- [WHAT YOU ARE ASKED TO DO]
Without the pictures, output the lines of the material from the very first through the one that holds "const xTicks = [0,10,20,30,40,50,60,70,80,90,100];".

- [GIVEN DATA]
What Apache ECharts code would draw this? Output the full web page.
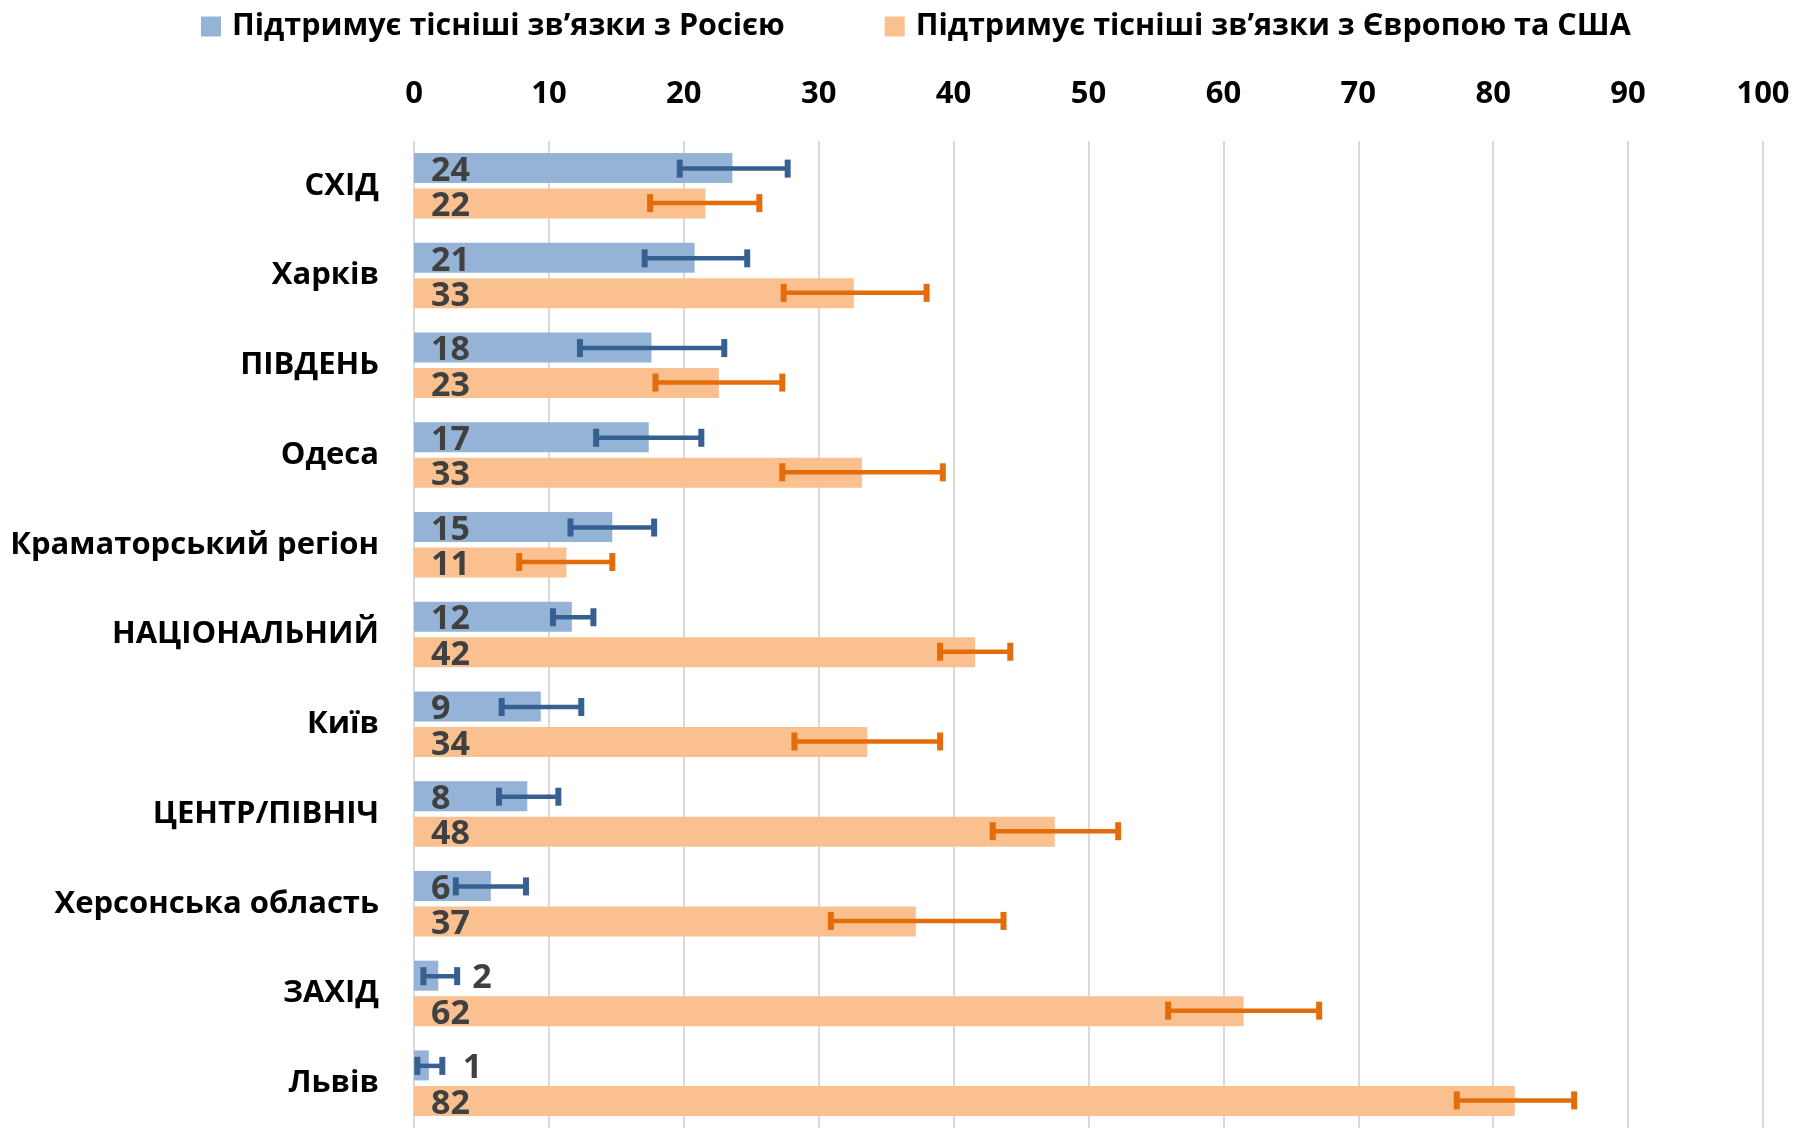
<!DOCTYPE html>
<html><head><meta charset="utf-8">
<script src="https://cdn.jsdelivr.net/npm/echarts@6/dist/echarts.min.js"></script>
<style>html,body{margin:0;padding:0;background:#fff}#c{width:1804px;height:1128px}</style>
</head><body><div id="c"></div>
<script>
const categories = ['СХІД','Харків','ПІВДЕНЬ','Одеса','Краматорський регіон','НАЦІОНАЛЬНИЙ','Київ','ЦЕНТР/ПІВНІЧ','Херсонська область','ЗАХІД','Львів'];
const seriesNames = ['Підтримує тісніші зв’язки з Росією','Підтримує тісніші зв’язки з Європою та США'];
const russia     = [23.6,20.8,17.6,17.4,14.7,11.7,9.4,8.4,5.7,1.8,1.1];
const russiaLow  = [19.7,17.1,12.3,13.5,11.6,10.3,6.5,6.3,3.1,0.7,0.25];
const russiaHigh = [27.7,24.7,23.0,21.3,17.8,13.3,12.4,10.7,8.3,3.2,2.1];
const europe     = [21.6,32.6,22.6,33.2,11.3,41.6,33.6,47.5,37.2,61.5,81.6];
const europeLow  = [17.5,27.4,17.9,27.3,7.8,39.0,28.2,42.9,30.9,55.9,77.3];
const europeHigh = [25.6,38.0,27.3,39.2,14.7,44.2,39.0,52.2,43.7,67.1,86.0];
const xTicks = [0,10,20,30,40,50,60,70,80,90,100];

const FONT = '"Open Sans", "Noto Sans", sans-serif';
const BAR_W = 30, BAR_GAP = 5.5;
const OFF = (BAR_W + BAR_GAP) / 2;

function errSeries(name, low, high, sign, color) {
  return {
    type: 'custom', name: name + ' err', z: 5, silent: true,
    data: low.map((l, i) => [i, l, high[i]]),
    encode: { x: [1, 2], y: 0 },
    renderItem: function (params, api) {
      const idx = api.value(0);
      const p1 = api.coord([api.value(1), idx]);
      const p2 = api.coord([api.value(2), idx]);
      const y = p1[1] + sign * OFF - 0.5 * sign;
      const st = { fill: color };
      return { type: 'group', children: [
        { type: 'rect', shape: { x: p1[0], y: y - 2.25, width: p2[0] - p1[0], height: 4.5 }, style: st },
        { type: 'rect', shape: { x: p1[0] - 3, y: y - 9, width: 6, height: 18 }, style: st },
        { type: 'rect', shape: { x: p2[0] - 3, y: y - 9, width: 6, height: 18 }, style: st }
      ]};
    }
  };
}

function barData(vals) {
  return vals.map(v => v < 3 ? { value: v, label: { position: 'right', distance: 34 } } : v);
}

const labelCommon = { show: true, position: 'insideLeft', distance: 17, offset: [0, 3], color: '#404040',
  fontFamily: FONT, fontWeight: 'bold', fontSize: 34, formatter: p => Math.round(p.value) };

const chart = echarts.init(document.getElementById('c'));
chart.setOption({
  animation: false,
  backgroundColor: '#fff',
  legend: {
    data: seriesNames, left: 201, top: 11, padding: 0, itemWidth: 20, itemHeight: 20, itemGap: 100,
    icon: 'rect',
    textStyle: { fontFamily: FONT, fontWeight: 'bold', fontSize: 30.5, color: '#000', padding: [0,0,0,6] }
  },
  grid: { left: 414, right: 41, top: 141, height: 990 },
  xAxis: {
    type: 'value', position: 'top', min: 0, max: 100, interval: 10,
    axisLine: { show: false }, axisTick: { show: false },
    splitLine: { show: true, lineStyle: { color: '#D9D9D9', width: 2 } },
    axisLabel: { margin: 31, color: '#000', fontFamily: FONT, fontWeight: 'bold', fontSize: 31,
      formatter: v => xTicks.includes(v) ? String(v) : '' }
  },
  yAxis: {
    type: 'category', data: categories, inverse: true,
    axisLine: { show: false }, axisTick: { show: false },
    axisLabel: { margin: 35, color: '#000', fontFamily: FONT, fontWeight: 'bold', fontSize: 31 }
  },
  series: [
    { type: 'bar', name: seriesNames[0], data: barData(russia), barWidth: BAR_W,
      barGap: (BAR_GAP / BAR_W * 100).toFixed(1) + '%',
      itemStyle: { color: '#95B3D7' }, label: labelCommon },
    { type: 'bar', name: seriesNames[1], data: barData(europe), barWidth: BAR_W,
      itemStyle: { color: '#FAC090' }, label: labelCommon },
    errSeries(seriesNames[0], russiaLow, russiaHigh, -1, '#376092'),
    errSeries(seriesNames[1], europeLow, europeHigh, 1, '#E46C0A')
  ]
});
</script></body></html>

- [OUTPUT OF THE EXERCISE]
What Apache ECharts code would draw this? Output the full web page.
<!DOCTYPE html>
<html><head><meta charset="utf-8">
<script src="https://cdn.jsdelivr.net/npm/echarts@6/dist/echarts.min.js"></script>
<style>html,body{margin:0;padding:0;background:#fff}#c{width:1804px;height:1128px}</style>
</head><body><div id="c"></div>
<script>
const categories = ['СХІД','Харків','ПІВДЕНЬ','Одеса','Краматорський регіон','НАЦІОНАЛЬНИЙ','Київ','ЦЕНТР/ПІВНІЧ','Херсонська область','ЗАХІД','Львів'];
const seriesNames = ['Підтримує тісніші зв’язки з Росією','Підтримує тісніші зв’язки з Європою та США'];
const russia     = [23.6,20.8,17.6,17.4,14.7,11.7,9.4,8.4,5.7,1.8,1.1];
const russiaLow  = [19.7,17.1,12.3,13.5,11.6,10.3,6.5,6.3,3.1,0.7,0.25];
const russiaHigh = [27.7,24.7,23.0,21.3,17.8,13.3,12.4,10.7,8.3,3.2,2.1];
const europe     = [21.6,32.6,22.6,33.2,11.3,41.6,33.6,47.5,37.2,61.5,81.6];
const europeLow  = [17.5,27.4,17.9,27.3,7.8,39.0,28.2,42.9,30.9,55.9,77.3];
const europeHigh = [25.6,38.0,27.3,39.2,14.7,44.2,39.0,52.2,43.7,67.1,86.0];
const xTicks = [0,10,20,30,40,50,60,70,80,90,100];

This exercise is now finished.